Perfectionism is widely misunderstood. We call it a commitment to excellence, a refusal to settle for mediocrity, a sign of high standards. But if you look beneath the surface, perfectionism is rarely about quality. It is about control. It is a way to avoid the painful messiness of real life by insisting that everything meet an impossible standard — and then using the fact that nothing does as a reason to delay, withdraw, or never fully engage.

At its core, perfectionism is fear dressed up as discipline. You don't publish the article because it's not good enough yet. You don't start the project because you're not ready. You don't have the conversation because you might say the wrong thing. The perfectionist is not aiming for excellence. They are trying to avoid the discomfort of being imperfect in public — the shame of being seen trying and failing, the vulnerability of producing something that might be judged, the risk of discovering that your best might not be as good as you hoped.

The cure for perfectionism is not to "lower your standards." That advice misses the point entirely. The problem is not that your standards are too high. The problem is that you are using standards as a shield. The real work is not about settling for less — it is about learning to tolerate imperfection without losing your sense of direction. It is about shipping before you feel ready. It is about having the conversation even though you might stumble. It is about accepting that real work, real love, and real life are inherently messy.

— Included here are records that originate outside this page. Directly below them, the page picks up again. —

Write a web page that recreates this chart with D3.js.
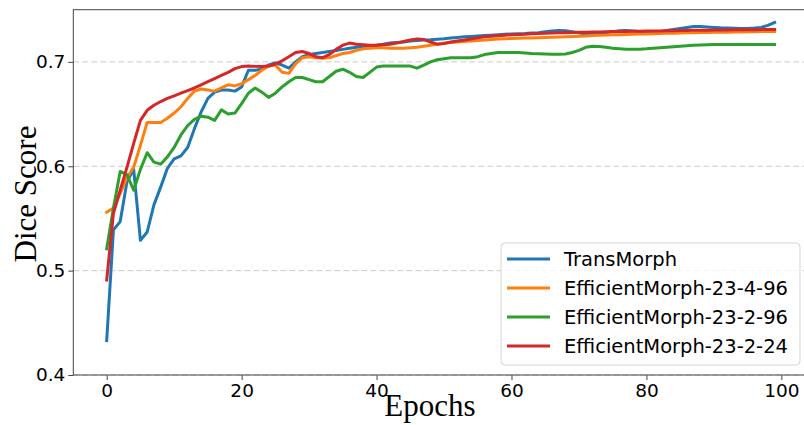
<!DOCTYPE html>
<html>
<head>
<meta charset="utf-8">
<script src="https://cdn.jsdelivr.net/npm/d3@7"></script>
<style>
  html, body { margin: 0; padding: 0; background: #fff; }
  svg { display: block; overflow: hidden; }
</style>
</head>
<body>
<svg id="chart" width="804" height="425"></svg>
<script>
const epochs = d3.range(0, 100);
const seriesNames = ["TransMorph", "EfficientMorph-23-4-96", "EfficientMorph-23-2-96", "EfficientMorph-23-2-24"];
const seriesColors = ["#1f77b4", "#ff7f0e", "#2ca02c", "#d62728"];
const xTicks = [0, 20, 40, 60, 80, 100];
const yTicks = [0.4, 0.5, 0.6, 0.7];

const transMorph = [
  0.433, 0.539, 0.547, 0.585, 0.597, 0.529, 0.537, 0.563, 0.580, 0.598,
  0.607, 0.610, 0.618, 0.636, 0.652, 0.665, 0.671, 0.673, 0.673, 0.672,
  0.676, 0.692, 0.692, 0.693, 0.697, 0.699, 0.697, 0.694, 0.700, 0.705,
  0.707, 0.708, 0.709, 0.710, 0.711, 0.712, 0.713, 0.714, 0.7145, 0.715,
  0.716, 0.717, 0.718, 0.7185, 0.719, 0.720, 0.7205, 0.721, 0.7213, 0.7218,
  0.7222, 0.7228, 0.7234, 0.724, 0.7244, 0.7248, 0.7252, 0.7256, 0.726, 0.7264,
  0.7268, 0.727, 0.7272, 0.7276, 0.728, 0.7288, 0.7295, 0.730, 0.7298, 0.729,
  0.7278, 0.7265, 0.7265, 0.727, 0.728, 0.729, 0.7298, 0.730, 0.7295, 0.729,
  0.7286, 0.7286, 0.729, 0.730, 0.731, 0.732, 0.733, 0.7338, 0.734, 0.7335,
  0.733, 0.7326, 0.7324, 0.7322, 0.732, 0.732, 0.7324, 0.733, 0.735, 0.7378
];
const em23496 = [
  0.556, 0.560, 0.574, 0.589, 0.599, 0.620, 0.642, 0.642, 0.642, 0.646,
  0.651, 0.657, 0.665, 0.672, 0.674, 0.673, 0.672, 0.675, 0.678, 0.677,
  0.679, 0.683, 0.687, 0.692, 0.696, 0.697, 0.690, 0.689, 0.698, 0.704,
  0.705, 0.704, 0.7035, 0.704, 0.706, 0.708, 0.709, 0.711, 0.7125, 0.713,
  0.7135, 0.7135, 0.713, 0.713, 0.713, 0.7135, 0.714, 0.715, 0.716, 0.717,
  0.718, 0.7185, 0.719, 0.7195, 0.720, 0.7205, 0.721, 0.7215, 0.722, 0.7222,
  0.7224, 0.7226, 0.7228, 0.723, 0.7232, 0.7234, 0.7236, 0.7238, 0.724, 0.7243,
  0.7246, 0.7249, 0.7252, 0.7255, 0.7257, 0.7259, 0.7261, 0.7263, 0.7265, 0.7267,
  0.7268, 0.727, 0.7272, 0.7274, 0.7275, 0.7276, 0.7278, 0.728, 0.7281, 0.7282,
  0.7283, 0.7284, 0.7285, 0.7286, 0.7287, 0.7288, 0.7289, 0.729, 0.729, 0.7291
];
const em23296 = [
  0.521, 0.560, 0.595, 0.592, 0.577, 0.597, 0.613, 0.604, 0.602, 0.609,
  0.618, 0.630, 0.639, 0.645, 0.648, 0.647, 0.644, 0.654, 0.650, 0.651,
  0.660, 0.670, 0.675, 0.671, 0.666, 0.670, 0.676, 0.681, 0.685, 0.685,
  0.683, 0.681, 0.681, 0.686, 0.691, 0.693, 0.690, 0.686, 0.685, 0.690,
  0.695, 0.696, 0.696, 0.696, 0.696, 0.696, 0.694, 0.697, 0.700, 0.702,
  0.703, 0.704, 0.704, 0.704, 0.704, 0.705, 0.707, 0.708, 0.709, 0.709,
  0.709, 0.709, 0.7085, 0.708, 0.7078, 0.7075, 0.7073, 0.7072, 0.7075, 0.709,
  0.711, 0.714, 0.715, 0.7148, 0.714, 0.713, 0.7125, 0.712, 0.712, 0.7122,
  0.7125, 0.713, 0.7135, 0.714, 0.7145, 0.715, 0.7155, 0.716, 0.7162, 0.7165,
  0.7166, 0.7166, 0.7166, 0.7166, 0.7166, 0.7166, 0.7167, 0.7167, 0.7167, 0.7167
];
const em23224 = [
  0.491, 0.555, 0.577, 0.599, 0.622, 0.644, 0.6536, 0.6584, 0.662, 0.665,
  0.6675, 0.670, 0.6725, 0.675, 0.678, 0.681, 0.684, 0.687, 0.690, 0.6935,
  0.6955, 0.696, 0.6957, 0.6955, 0.696, 0.698, 0.701, 0.705, 0.709, 0.710,
  0.708, 0.705, 0.704, 0.707, 0.712, 0.716, 0.718, 0.717, 0.7165, 0.716,
  0.716, 0.7165, 0.717, 0.718, 0.7195, 0.721, 0.722, 0.7215, 0.719, 0.717,
  0.7175, 0.719, 0.720, 0.721, 0.722, 0.723, 0.724, 0.7245, 0.725, 0.7255,
  0.726, 0.7262, 0.7265, 0.727, 0.7272, 0.7274, 0.7276, 0.7278, 0.728, 0.7281,
  0.7283, 0.7284, 0.7286, 0.7287, 0.7289, 0.729, 0.7291, 0.7292, 0.7293, 0.7294,
  0.7295, 0.7296, 0.7297, 0.7298, 0.7299, 0.730, 0.7301, 0.7302, 0.7303, 0.7304,
  0.7305, 0.7305, 0.7306, 0.7307, 0.7308, 0.7308, 0.7309, 0.731, 0.731, 0.7311
];
const seriesValues = [transMorph, em23496, em23296, em23224];

const svg = d3.select("#chart");
const plotL = 73.3, plotR = 808, plotT = 9.7, plotB = 375;

const x = d3.scaleLinear().domain([-4.95, 103.95]).range([plotL, plotR]);
const y = d3.scaleLinear().domain([0.4, 0.75]).range([plotB, plotT]);

// grid
svg.append("g").selectAll("line").data(yTicks).join("line")
  .attr("x1", plotL).attr("x2", plotR)
  .attr("y1", d => y(d)).attr("y2", d => y(d))
  .attr("stroke", "#cccccc").attr("stroke-width", 1)
  .attr("stroke-dasharray", "6,3");

// lines
const line = d3.line().x((d, i) => x(epochs[i])).y(d => y(d));
svg.append("g").selectAll("path").data(seriesValues).join("path")
  .attr("d", d => line(d))
  .attr("fill", "none")
  .attr("stroke", (d, i) => seriesColors[i])
  .attr("stroke-width", 3)
  .attr("stroke-linejoin", "round")
  .attr("stroke-linecap", "square");

// axes
const xAxis = d3.axisBottom(x).tickValues(xTicks).tickSize(5).tickPadding(4).tickFormat(d3.format("d"));
const yAxis = d3.axisLeft(y).tickValues(yTicks).tickSize(5).tickPadding(3).tickFormat(d3.format(".1f"));
const gx = svg.append("g").attr("transform", `translate(0,${plotB})`).call(xAxis);
const gy = svg.append("g").attr("transform", `translate(${plotL},0)`).call(yAxis);
[gx, gy].forEach(g => {
  g.selectAll("text").attr("font-family", "DejaVu Sans").attr("font-size", 18.5).attr("fill", "#000");
  g.selectAll("line").attr("stroke", "#444");
  g.select(".domain").remove();
});
// spines
svg.append("rect").attr("x", plotL).attr("y", plotT)
  .attr("width", plotR - plotL).attr("height", plotB - plotT)
  .attr("fill", "none").attr("stroke", "#444").attr("stroke-width", 1);

// axis labels
svg.append("text").attr("x", 430).attr("y", 416)
  .attr("text-anchor", "middle")
  .attr("font-family", "Liberation Serif").attr("font-size", 31)
  .text("Epochs");
svg.append("text").attr("transform", "translate(36,194) rotate(-90)")
  .attr("text-anchor", "middle")
  .attr("font-family", "Liberation Serif").attr("font-size", 31)
  .text("Dice Score");

// legend
const lg = svg.append("g");
lg.append("rect").attr("x", 501).attr("y", 243).attr("width", 299).attr("height", 122)
  .attr("rx", 4).attr("fill", "#fff").attr("fill-opacity", 0.8)
  .attr("stroke", "#d5d5d5").attr("stroke-width", 1);
const rows = lg.selectAll("g.row").data(seriesNames).join("g")
  .attr("transform", (d, i) => `translate(0,${259 + i * 29})`);
rows.append("line").attr("x1", 507).attr("x2", 550).attr("y1", 0).attr("y2", 0)
  .attr("stroke", (d, i) => seriesColors[i]).attr("stroke-width", 3);
rows.append("text").attr("x", 564).attr("y", 0).attr("dy", "0.35em")
  .attr("font-family", "DejaVu Sans").attr("font-size", 19.5)
  .text(d => d);
</script>
</body>
</html>
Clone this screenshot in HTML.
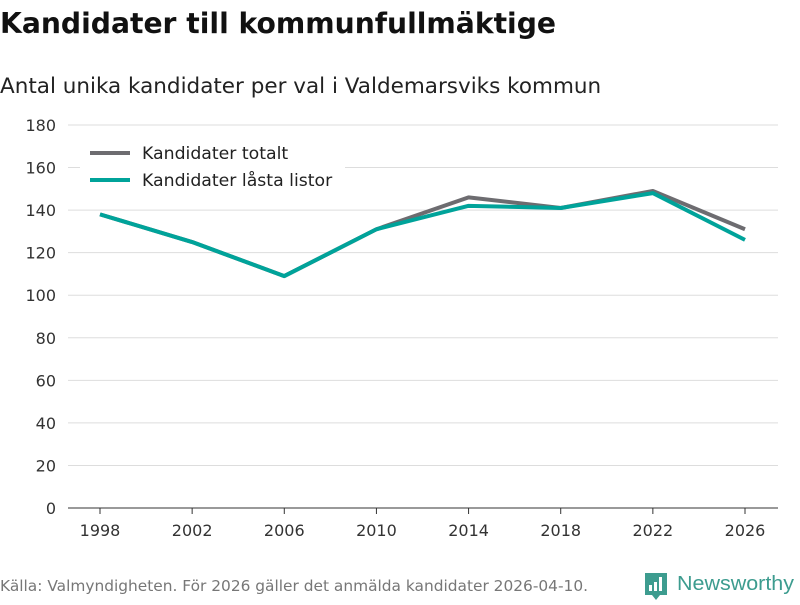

This is not easy. Letting go of the shield of perfectionism means facing the very thing you were trying to avoid: the possibility that you might not be good enough, that you might fail, that people might see your flaws. But here is the paradox: the only way to actually become excellent at anything is to first be willing to be bad at it. The path to mastery runs through imperfection. You cannot skip that part. And once you stop using perfection as a painkiller, you discover that you were strong enough to handle reality all along.